The law calls for testing and regulation of the content of all marijuana products. This is relatively easy for herbal product, which is amenable to lot-testing. It’s easy for a regulator to pick up a large bag of marijuana from a producer, reach in and grab a random flower, and grind it up for testing, and in fact this practice was already popular among medical producers in and outside of Washington. Testing for edibles is much more difficult. Reaching into a bag of brownies and testing one doesn’t tell you much about what’s in the others. Nor does it to sufficient to test the intermediate chemical extract, since a processor could still over-, under-, or inconsistently dose it into product. This happens quite often, and Annie Lowrey has written a great article on that in the New York Times.

The law requires that marijuana is produced without any harmful chemical agents. The difficulty is that marijuana production has often become a chemically-intensive process. Producers use insecticides to prevent mites from ruining a whole crop, fertilizer to ensure high yields, and a handful of other chemicals to prevent fungus and mold. The job of regulators was to prevent any and all chemicals that were environmentally destructive or hazardous to health. Normally, this falls into the hands of the USDA. But because marijuana remains a federally illegal substance, the USDA kept its hands off the issue, and regulators had to make up their own knowledge base.
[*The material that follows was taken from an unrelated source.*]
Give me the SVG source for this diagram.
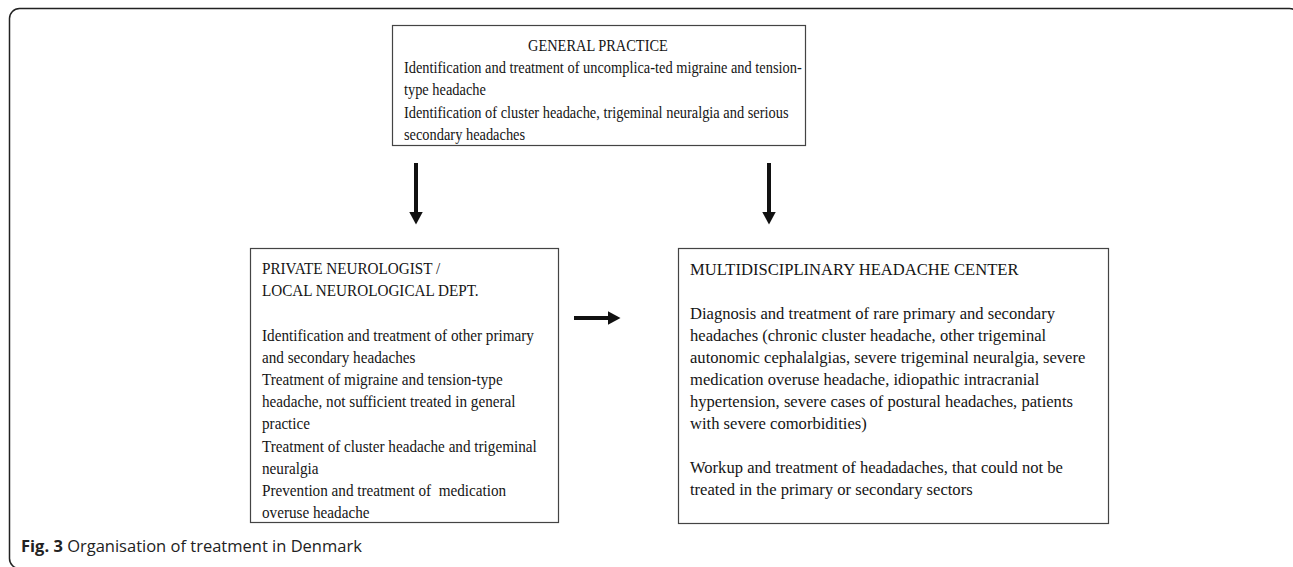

But for me, the single most interesting moment came in July at a press conference at the top floor of the Columbia Tower. Jamon Shively, former Microsoft manager and then-decided pioneer/narcotics trafficker, announced his plans for a national marijuana brand. This was complete with a hipster-friendly (i.e. masculine, old-timey, and mustachioed) logo and namesake, Diego Pellicer, Jamon’s grandfather and a marijuana producer in his old time, as well as a guest appearance and tacit endorsement by Vicente Fox, former President of Mexico. The reporters in presence, of which there were many, vascillated between buying into the hype of a brave emerging brand and asking Shively clarifying questions, such as: “So what you’re announcing is a conspiracy to traffic Federal narcotics?” To which Shively responded: “I’m announcing a conspiracy to obey Federal law.” Exactly how that would play out, Shively didn’t say, but he promised that his lawyers assured him it would all be legal. For a few weeks after the press conference, Diego Pellicer splashed headlines with sensational quotes: asked what he would do if the Federal government came after him, he paraphrased Obi-Wan Kenobi’s “Darth, if you strike me down I will become more powerful than you can imagine.” (Another of Shively’s big headlines came from a post from this very blog, and can be found here or by googling “insensate greedhead.”) It was only a few weeks before Diego Pellicer went silent, though its website is still operating.
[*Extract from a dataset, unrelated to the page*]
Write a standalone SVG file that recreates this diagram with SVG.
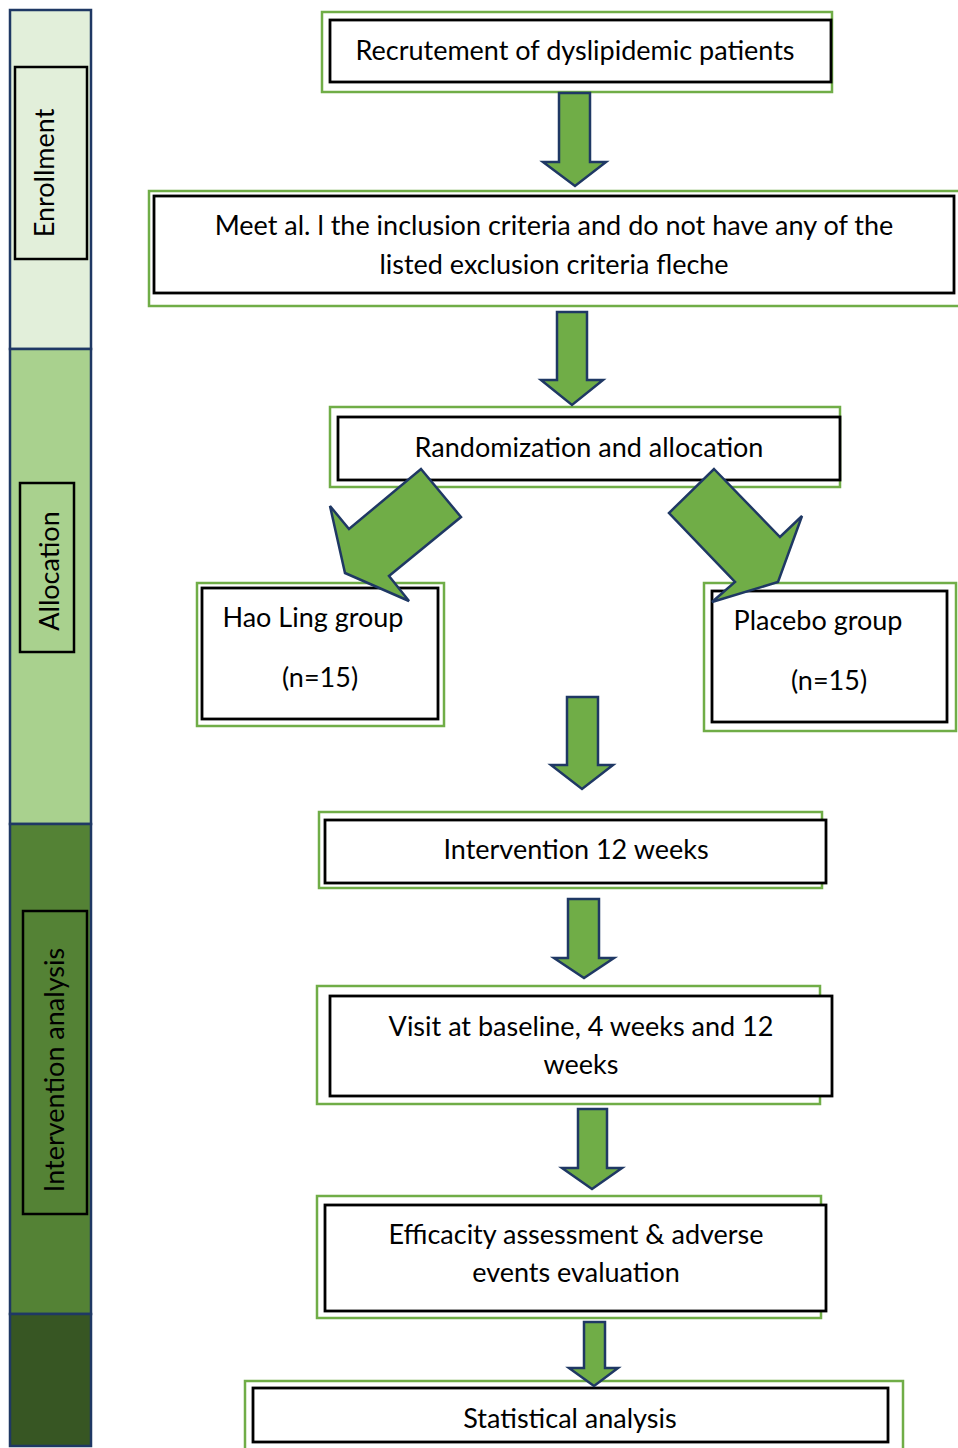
<svg xmlns="http://www.w3.org/2000/svg" width="958" height="1448" viewBox="0 0 958 1448">
<style>
.g{fill:#fff;stroke:#70ad47;stroke-width:2.5}
.b{fill:#fff;stroke:#000;stroke-width:2.8}
.t{font-family:Lato,"Liberation Sans",sans-serif;font-size:27px;fill:#000;text-anchor:middle}
.bar{stroke:#1f3864;stroke-width:2.5}
.lb{fill:none;stroke:#000;stroke-width:2.5}
.ar{fill:#70ad47;stroke:#1f3864;stroke-width:2.5;stroke-linejoin:miter}
</style>
<rect width="958" height="1448" fill="#fff"/>
<g id="phase-bar">
<rect class="bar" x="10" y="10" width="81" height="339" fill="#e2efda"/>
<rect class="bar" x="10" y="349" width="81" height="475" fill="#a9d18e"/>
<rect class="bar" x="10" y="824" width="81" height="490" fill="#548235"/>
<rect class="bar" x="10" y="1314" width="81" height="132" fill="#375623"/>
</g>
<g id="label-enrollment">
<rect class="lb" x="15" y="67" width="72" height="192"/>
<text class="t" transform="translate(54,173) rotate(-90)">Enrollment</text>
</g>
<g id="label-allocation">
<rect class="lb" x="20" y="483" width="54" height="169"/>
<text class="t" transform="translate(59,571) rotate(-90)">Allocation</text>
</g>
<g id="label-intervention">
<rect class="lb" x="23" y="911" width="64" height="303"/>
<text class="t" transform="translate(64,1070) rotate(-90)">Intervention analysis</text>
</g>
<g id="n-recrutement">
<rect class="g" x="322" y="12" width="510" height="80"/>
<rect class="b" x="330" y="20" width="501" height="62"/>
<text class="t" x="575" y="60">Recrutement of dyslipidemic patients</text>
</g>
<g id="n-criteria">
<rect class="g" x="149" y="191" width="812" height="115"/>
<rect class="b" x="154" y="196" width="800" height="97"/>
<text class="t" x="554" y="235">Meet al. l the inclusion criteria and do not have any of the</text>
<text class="t" x="554" y="274">listed exclusion criteria fleche</text>
</g>
<g id="n-random">
<rect class="g" x="330" y="407" width="510" height="80"/>
<rect class="b" x="338" y="417" width="502" height="63"/>
<text class="t" x="589" y="457">Randomization and allocation</text>
</g>
<g id="n-haoling">
<rect class="g" x="197" y="583" width="247" height="143"/>
<rect class="b" x="202" y="588" width="236" height="131"/>
<text class="t" x="313" y="627">Hao Ling group</text>
<text class="t" x="320" y="687">(n=15)</text>
</g>
<g id="n-placebo">
<rect class="g" x="704" y="583" width="252" height="148"/>
<rect class="b" x="712" y="591" width="235" height="131"/>
<text class="t" x="818" y="630">Placebo group</text>
<text class="t" x="829" y="690">(n=15)</text>
</g>
<g id="n-intervention">
<rect class="g" x="319" y="812" width="503" height="76"/>
<rect class="b" x="325" y="820" width="501" height="63"/>
<text class="t" x="576" y="859">Intervention 12 weeks</text>
</g>
<g id="n-visit">
<rect class="g" x="317" y="986" width="503" height="118"/>
<rect class="b" x="330" y="996" width="502" height="100"/>
<text class="t" x="581" y="1036">Visit at baseline, 4 weeks and 12</text>
<text class="t" x="581" y="1074">weeks</text>
</g>
<g id="n-efficacy">
<rect class="g" x="317" y="1196" width="504" height="122"/>
<rect class="b" x="325" y="1205" width="501" height="106"/>
<text class="t" x="576" y="1244">Efficacity assessment &amp; adverse</text>
<text class="t" x="576" y="1282">events evaluation</text>
</g>
<g id="n-stats">
<rect class="g" x="245" y="1381" width="658" height="72"/>
<rect class="b" x="253" y="1388" width="635" height="54"/>
<text class="t" x="570" y="1428">Statistical analysis</text>
</g>
<g id="connectors">
<polygon class="ar" points="559,93 590,93 590,162 606,162 575,186 543,162 559,162"/>
<polygon class="ar" points="557,312 587,312 587,380 603,380 572,405 541,380 557,380"/>
<polygon class="ar" points="421,469 461,517 389,576 409,601 345,573 330,506 349,529"/>
<polygon class="ar" points="714,469 780,537 802,516 778,582 712,602 735,582 669,513"/>
<polygon class="ar" points="567,697 598,697 598,765 613,765 582,789 551,765 567,765"/>
<polygon class="ar" points="568,899 599,899 599,958 614,958 584,978 554,958 568,958"/>
<polygon class="ar" points="578,1109 607,1109 607,1168 622,1168 592,1189 562,1168 578,1168"/>
<polygon class="ar" points="584,1322 605,1322 605,1368 618,1368 594,1386 569,1368 584,1368"/>
</g>
</svg>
So maybe there’s one thing in common between Diego Pellicer and the Washington State Liquor Control Board. Both were assured that what they were doing was entirely legal (though perhaps Pellicer’s were wrong), but doing the actual trail-blazing and underneath the shadow of Federal prohibition was pragmatically much more difficult. And both have lost a ton of money by not having already set up business – Colorado expects to bring in $98 million in tax revenues this year, and Washington has one-third more people and takes roughly double the tax cut. Regardless, for Washington State, late is better than never, and marijuana legalization is still a very big deal. July 2014 is still a much earlier date for marijuana legalization than most people would have estimated just a few years ago.

Author: Steve Davenport

UCLA alum Class of 2009. Tech admin for RBC.

2 thoughts on “Washington’s long path from marijuana legalization to implementation”

  1. Is "Steve Davenport" here the equivalent of "a well-informed source close to Dr Kissinger"?

  2. I wish I were, if only for the sex appeal. I've never been able to understand how Kissinger pulled that off.